Life without politics will apparently be a permanent state of affairs. Martin said yesterday that he is no longer considering a run for mayor in 2009, probably bringing an end to his political career. "Psychically, I haven't come to that decision, because this one is big enough," he said. "But, for all practical purposes it could end up that way."

Over the years, Martin has been criticized at times for lacking an obsession with politics, the so-called fire in the belly that grips its most successful practitioners. He could always envision life without it.

Ultimately, he relished his private life more than another shot at holding office. This decision "is all about the tension between being attracted to public issues and critical opportunities and the restraint it puts on life, liberty, and the pursuit of happiness from a very personal perspective," Martin said.

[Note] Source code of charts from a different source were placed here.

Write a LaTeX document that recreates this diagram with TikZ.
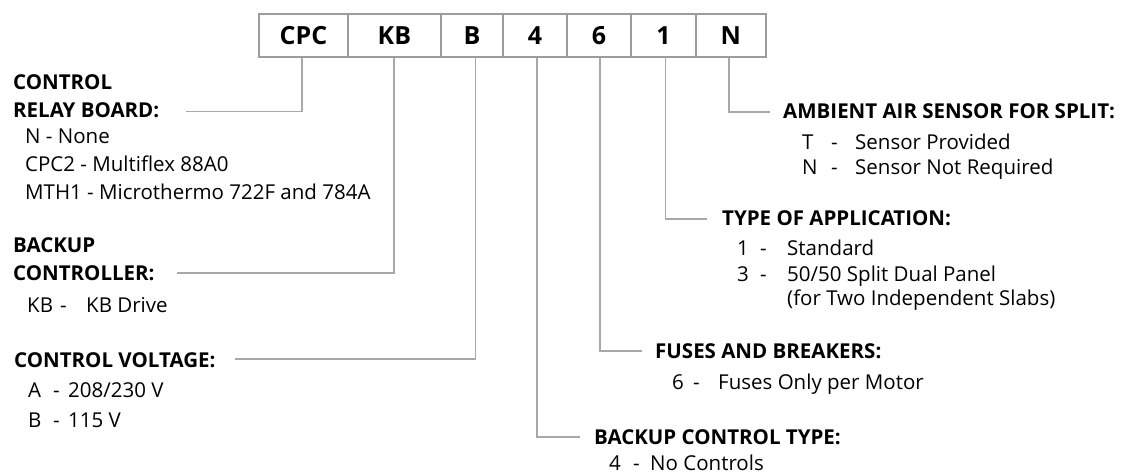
\documentclass[tikz,border=0pt]{standalone}
\usepackage{fontspec}
\setmainfont{Open Sans}
\definecolor{linegray}{HTML}{A8A8A8}
\definecolor{boxgray}{HTML}{9C9C9C}
\tikzset{
  codebox/.style={draw=boxgray, line width=1.8pt, minimum height=43pt, inner sep=0pt,
    font=\fontsize{25}{30}\selectfont\bfseries, anchor=north west},
  lead/.style={draw=linegray, line width=1.3pt},
  head/.style={anchor=base west, inner sep=0pt, font=\fontsize{20.5}{24}\selectfont\bfseries},
  item/.style={anchor=base west, inner sep=0pt, font=\fontsize{20.5}{24}\selectfont},
}
\newcommand{\col}[2]{\makebox[#1pt][l]{#2}}
\begin{document}
\begin{tikzpicture}[x=1pt,y=-1pt]
\useasboundingbox (0,0) rectangle (1142,474);
% code boxes
\node[codebox, minimum width=89pt] (bCPC) at (258,13) {CPC};
\node[codebox, minimum width=93pt] (bKB) at (347,13) {KB};
\node[codebox, minimum width=62pt] (bB) at (440,13) {B};
\node[codebox, minimum width=64pt] (b4) at (502,13) {4};
\node[codebox, minimum width=64pt] (b6) at (566,13) {6};
\node[codebox, minimum width=65pt] (b1) at (630,13) {1};
\node[codebox, minimum width=70pt] (bN) at (695,13) {N};

% corner coordinates
\coordinate (cCPC) at (302,111.5);
\coordinate (eCPC) at (186,111.5);
\coordinate (cKB) at (394,273);
\coordinate (eKB) at (177,273);
\coordinate (cB) at (475.5,359);
\coordinate (eB) at (235,359);
\coordinate (c4) at (537,437);
\coordinate (e4) at (580,437);
\coordinate (c6) at (600,351);
\coordinate (e6) at (642,351);
\coordinate (c1) at (665.5,219);
\coordinate (e1) at (707,219);
\coordinate (cN) at (729,112);
\coordinate (eN) at (770,112);

\draw[lead] (bCPC.south -| cCPC) -- (cCPC) -- (eCPC);
\draw[lead] (bKB.south -| cKB) -- (cKB) -- (eKB);
\draw[lead] (bB.south -| cB) -- (cB) -- (eB);
\draw[lead] (b4.south -| c4) -- (c4) -- (e4);
\draw[lead] (b6.south -| c6) -- (c6) -- (e6);
\draw[lead] (b1.south -| c1) -- (c1) -- (e1);
\draw[lead] (bN.south -| cN) -- (cN) -- (eN);

% left: control relay board
\node[head] (hCRB1) at (13,89) {CONTROL};
\node[head] (hCRB2) at (13,117.5) {RELAY BOARD:};
\node[item] (iCRB1) at (25,143.5) {N - None};
\node[item] (iCRB2) at (25,171.5) {CPC2 - Multiflex 88A0};
\node[item] (iCRB3) at (25,199.5) {MTH1 - Microthermo 722F and 784A};

% backup controller
\node[head] (hBC1) at (13,252) {BACKUP};
\node[head] (hBC2) at (13,280) {CONTROLLER:};
\node[item] (iBC1) at (27,312.5) {\col{33}{KB}\col{26}{-}KB Drive};

% control voltage
\node[head] (hCV) at (14,367) {CONTROL VOLTAGE:};
\node[item] (iCV1) at (28,397.5) {\col{25}{A}\col{15}{-}208/230 V};
\node[item] (iCV2) at (28,427) {\col{25}{B}\col{15}{-}115 V};

% backup control type
\node[head] (hBT) at (594,444.5) {BACKUP CONTROL TYPE:};
\node[item, text depth=0pt] (iBT1) at (609,470.5) {\col{24}{4}\col{17}{-}No Controls};

% fuses
\node[head] (hFB) at (655,358.5) {FUSES AND BREAKERS:};
\node[item] (iFB1) at (672,389) {\col{21}{6}\col{25}{-}Fuses Only per Motor};

% type of application
\node[head] (hTA) at (722,225) {TYPE OF APPLICATION:};
\node[item] (iTA1) at (737,255) {\col{23}{1}\col{27}{-}Standard};
\node[item] (iTA2) at (737,281) {\col{23}{3}\col{27}{-}50/50 Split Dual Panel};
\node[item] (iTA3) at (787,305) {(for Two Independent Slabs)};

% ambient air sensor
\node[head] (hAS) at (783,118) {AMBIENT AIR SENSOR FOR SPLIT:};
\node[item] (iAS1) at (802,149.5) {\col{29}{T}\col{24}{-}Sensor Provided};
\node[item] (iAS2) at (802,174.5) {\col{29}{N}\col{24}{-}Sensor Not Required};
\end{tikzpicture}
\end{document}
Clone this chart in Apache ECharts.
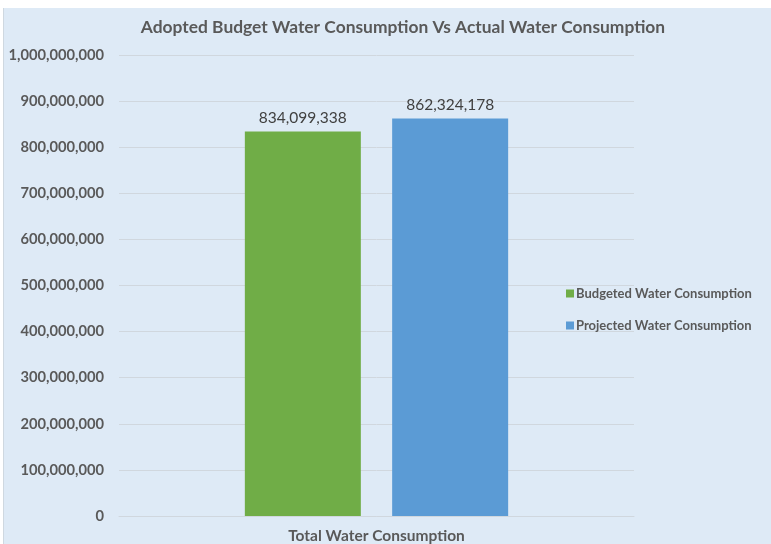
<!DOCTYPE html>
<html><head><meta charset="utf-8">
<script src="https://cdn.jsdelivr.net/npm/echarts@6/dist/echarts.min.js"></script>
<style>
html,body{margin:0;padding:0;background:#fff;width:771px;height:544px;overflow:hidden;}
#chart{position:absolute;left:3px;top:8px;width:768px;height:536px;background:#DEEAF6;border-left:1px solid #cfd8e0;box-sizing:border-box;}
</style></head>
<body><div id="chart"></div>
<script>
const categories = ['Total Water Consumption'];
const seriesNames = ['Budgeted Water Consumption', 'Projected Water Consumption'];
const budgeted = [834099338];
const projected = [862324178];
const yTicks = [0, 100000000, 200000000, 300000000, 400000000, 500000000, 600000000, 700000000, 800000000, 900000000, 1000000000];

const fmt = v => Number(v).toLocaleString('en-US');
const chart = echarts.init(document.getElementById('chart'));
const font = 'Lato, "Open Sans", sans-serif';
chart.setOption({
  animation: false,
  title: {
    text: 'Adopted Budget Water Consumption Vs Actual Water Consumption',
    left: 394, top: 6, textAlign: 'center',
    textStyle: {fontFamily: font, fontSize: 17.4, fontWeight: 'bold', color: '#595959'}
  },
  legend: {
    orient: 'vertical', left: 557, top: 274, itemGap: 19,
    itemWidth: 8, itemHeight: 8, icon: 'rect',
    data: seriesNames,
    textStyle: {fontFamily: font, fontSize: 13, fontWeight: 'bold', color: '#595959', padding: [0,0,0,-3]}
  },
  grid: {left: 115, right: 137, top: 47, bottom: 27, containLabel: false},
  xAxis: {
    type: 'category', data: categories,
    axisLine: {lineStyle: {color: '#d0d7de'}},
    axisTick: {show: false},
    axisLabel: {fontFamily: font, fontSize: 15.5, fontWeight: 'bold', color: '#595959', margin: 12}
  },
  yAxis: {
    type: 'value', min: yTicks[0], max: yTicks[yTicks.length-1], interval: yTicks[1]-yTicks[0],
    axisLine: {show: false}, axisTick: {show: false},
    splitLine: {lineStyle: {color: '#d0d7de'}},
    axisLabel: {fontFamily: font, fontSize: 14.7, fontWeight: 'bold', color: '#595959', margin: 15, formatter: fmt}
  },
  series: [
    {name: seriesNames[0], type: 'bar', data: budgeted, barWidth: 116, barGap: '27%',
     itemStyle: {color: '#70AD47'},
     label: {show: true, position: 'top', formatter: p => fmt(p.value), fontFamily: font, fontSize: 15.5, color: '#404040', distance: 5}},
    {name: seriesNames[1], type: 'bar', data: projected, barWidth: 116,
     itemStyle: {color: '#5B9BD5'},
     label: {show: true, position: 'top', formatter: p => fmt(p.value), fontFamily: font, fontSize: 15.5, color: '#404040', distance: 5}}
  ]
});
</script></body></html>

His exit from a race he never entered can only be good news for Mayor Thomas M. Menino. His path to becoming Boston's longest-serving mayor has been about as free of competition as anyone could imagine.

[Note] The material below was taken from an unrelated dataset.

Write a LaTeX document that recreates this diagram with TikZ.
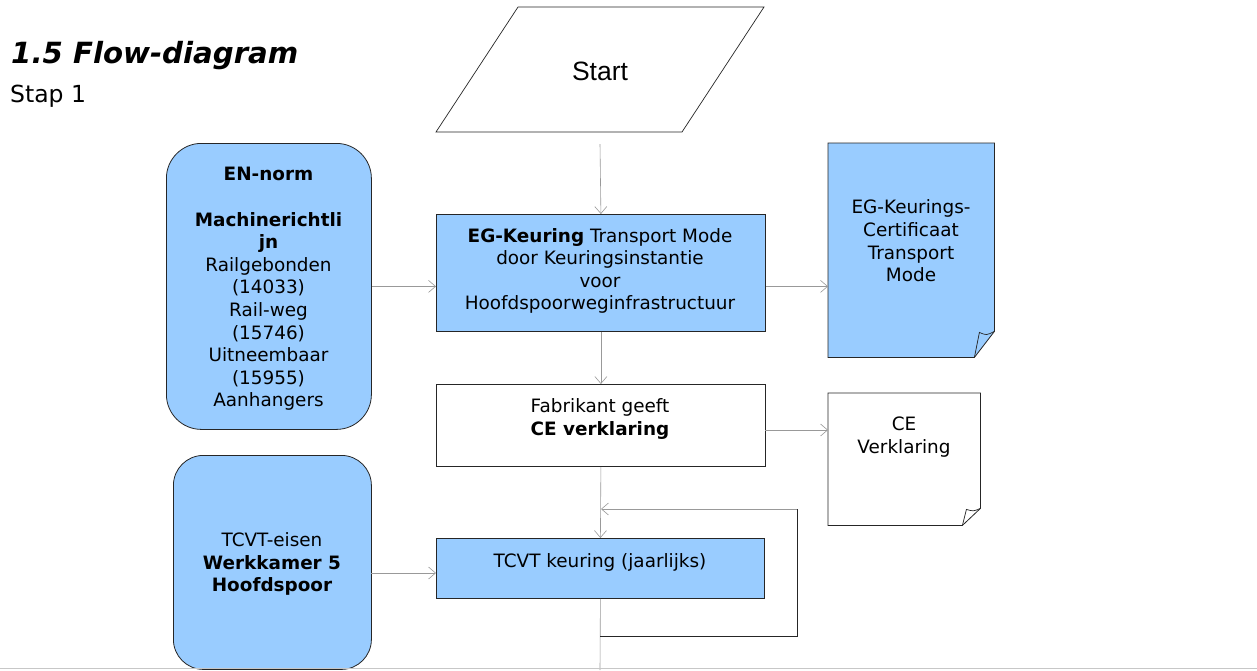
\documentclass[tikz,border=0pt]{standalone}
\usepackage{fontspec}
\setmainfont{DejaVu Sans}
\newfontfamily\arialf{Liberation Sans}
\usetikzlibrary{arrows.meta}
\definecolor{boxblue}{HTML}{99CCFF}
\definecolor{edgec}{HTML}{262626}
\definecolor{connc}{HTML}{999999}
\begin{document}
\begin{tikzpicture}[x=1pt,y=-1pt,
  txt/.style={font=\fontsize{18.4}{22.6}\selectfont, align=center, inner sep=0pt},
  box/.style={draw=edgec, line width=0.8pt, inner sep=0pt, anchor=north west},
  ghost/.style={draw=none, inner sep=0pt, anchor=north west},
  arr/.style={draw=connc, line width=0.6pt, -{Straight Barb[length=7pt,width=12pt]}},
  plain/.style={draw=connc, line width=0.6pt},
  dark/.style={draw=edgec, line width=0.8pt},
  doc/.style={draw=edgec, line width=0.8pt, line join=miter}]
\useasboundingbox (0,0) rectangle (1257,670);
\fill[white] (0,0) rectangle (1257,670);

% heading
\node[anchor=base west, inner sep=0pt, font=\fontsize{29.2}{32}\selectfont\bfseries\itshape] (title) at (11,63) {1.5 Flow-diagram};
\node[anchor=base west, inner sep=0pt, font=\fontsize{23.5}{26}\selectfont] (stap) at (10,102) {Stap 1};

% start parallelogram
\coordinate (p1) at (518,7);
\coordinate (p2) at (764,7);
\coordinate (p3) at (682,132);
\coordinate (p4) at (436,132);
\draw[dark, line width=0.7pt] (p1) -- (p2) -- (p3) -- (p4) -- cycle;
\node[inner sep=0pt, font=\arialf\fontsize{26.5}{29}\selectfont] (start) at (600,71) {Start};
\coordinate (s0) at (600,144);

% main boxes
\node[box, fill=boxblue, minimum width=329pt, minimum height=117pt] (eg) at (436,214) {};
\node[txt] (egt) at (600,271) {\textbf{EG-Keuring} Transport Mode\\door Keuringsinstantie\\voor\\Hoofdspoorweginfrastructuur};

\node[box, fill=white, minimum width=329pt, minimum height=82pt] (fab) at (436,384) {};
\node[txt] (fabt) at (600,419) {Fabrikant geeft\\\textbf{CE verklaring}};

\node[box, fill=boxblue, minimum width=328pt, minimum height=60pt] (tcvt) at (436,538) {};
\node[txt] (tcvtt) at (600,562) {TCVT keuring (jaarlijks)};

% rounded input boxes
\node[box, fill=boxblue, rounded corners=35pt, minimum width=205pt, minimum height=286pt] (en) at (166,143) {};
\node[txt] (ent) at (268.5,289) {\textbf{EN-norm}\\[22.6pt]\textbf{Machinerichtli}\\\textbf{jn}\\Railgebonden\\(14033)\\Rail-weg\\(15746)\\Uitneembaar\\(15955)\\Aanhangers};

\node[box, fill=boxblue, rounded corners=30pt, minimum width=198pt, minimum height=214pt] (tce) at (173,455) {};
\node[txt] (tcet) at (272,564) {TCVT-eisen\\\textbf{Werkkamer 5}\\\textbf{Hoofdspoor}};

% documents
\node[ghost, minimum width=166pt, minimum height=214pt] (cert) at (828,143) {};
\draw[doc, fill=boxblue] (cert.north west) -- (cert.north east) -- ([yshift=26pt]cert.south east) -- ([xshift=-20pt]cert.south east) -- (cert.south west) -- cycle;
\draw[doc, line width=0.7pt] ([xshift=-20pt]cert.south east) -- ([xshift=-15pt,yshift=25pt]cert.south east) .. controls ([xshift=-8pt,yshift=22pt]cert.south east) .. ([yshift=26pt]cert.south east);
\node[txt] (certt) at (911,241) {EG-Keurings-\\Certificaat\\Transport\\Mode};

\node[ghost, minimum width=152pt, minimum height=132pt] (ce) at (828,393) {};
\draw[doc, fill=white] (ce.north west) -- (ce.north east) -- ([yshift=17pt]ce.south east) -- ([xshift=-18pt]ce.south east) -- (ce.south west) -- cycle;
\draw[doc, line width=0.7pt] ([xshift=-18pt]ce.south east) -- ([xshift=-14pt,yshift=16pt]ce.south east) .. controls ([xshift=-7pt,yshift=14pt]ce.south east) .. ([yshift=17pt]ce.south east);
\node[txt] (cet) at (904,437) {CE\\Verklaring};

% connectors
\draw[arr] (s0) -- (eg.north);
\draw[arr] (en.east) -- (en.east -| eg.west);
\draw[arr] (en.east -| eg.east) -- (en.east -| cert.west);
\draw[arr] (eg.south) -- (fab.north);
\coordinate (fr) at (765,430);
\draw[arr] (fr) -- (fr -| ce.west);
\draw[arr] (fab.south) -- (tcvt.north);
\coordinate (te) at (371,573);
\draw[arr] (te) -- (te -| tcvt.west);

% yearly loop
\coordinate (tb) at (600,670);
\coordinate (l1) at (600,636);
\coordinate (l2) at (797,636);
\coordinate (l3) at (797,509);
\coordinate (l4) at (601,509);
\draw[plain] (tcvt.south) -- (tb);
\draw[dark] (l1) -- (l2) -- (l3);
\draw[arr] (l3) -- (l4);

% page rule
\coordinate (r1) at (0,668.5);
\coordinate (r2) at (1257,668.5);
\draw[draw=black!22, line width=1pt] (r1) -- (r2);
\end{tikzpicture}
\end{document}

Menino remains popular, but there are signs that he could be more vulnerable than in the past. The Fire Department is a disaster. Called to a homicide, the Police Department had trouble finding the right Washington Street. The School Department is receiving a $10 million bailout from the city's reserves, which merely delays the day of reckoning with its untenable finances.

The Menino Machine? The national media might have been impressed by the small army that Menino deployed to New Hampshire for Hillary Clinton. But Bostonians know that Tom Reilly got wiped out in Boston in the 2006 governor's race, despite Menino's backing. We know that Clinton was soundly defeated in Boston despite Menino's ardent backing. Clearly, plenty of people in this town are not taking their political marching orders from City Hall. Martin might have appealed to enough of those voters to give Menino his first truly competitive race.

Alas, the same probably cannot be said of Michael Flaherty, the city councilor who now becomes Menino's most likely adversary. Flaherty's South Boston base is only shrinking, as the neighborhood itself continues to evolve. It doesn't help that he largely squandered five years as City Council president, producing little of lasting value. True, he has a formidable fund-raising operation - for a councilor. His chances of outraising Menino: zero.

When Menino was running in 1993, it was common to hear commentators say it was a race to elect "the last white mayor of Boston." That might still be the case. Even Menino insiders believe that the candidate with the best chance of beating him might be a black or Latino candidate who could articulate the message that it is time for change, someone who could duplicate the kind of campaign Deval Patrick ran in getting elected governor.

That won't be Martin, and I wondered how the prospect of making history had weighed in his decision. "I don't mean to ignore the appeal of a distinction like that, but I would never ask for anyone to vote for me on that basis," he said, "so, you shouldn't make a decision solely on that basis."

Regardless of its outcome, a mayoral race in 2009 would be a vitally good thing for Boston. We might yet get one: As Patrick's run proved, viable challenges sometimes emerge from unexpected places. All that is clear for now is that a strong candidate, and potentially a very good mayor, opted instead for life, liberty, and the pursuit of happiness.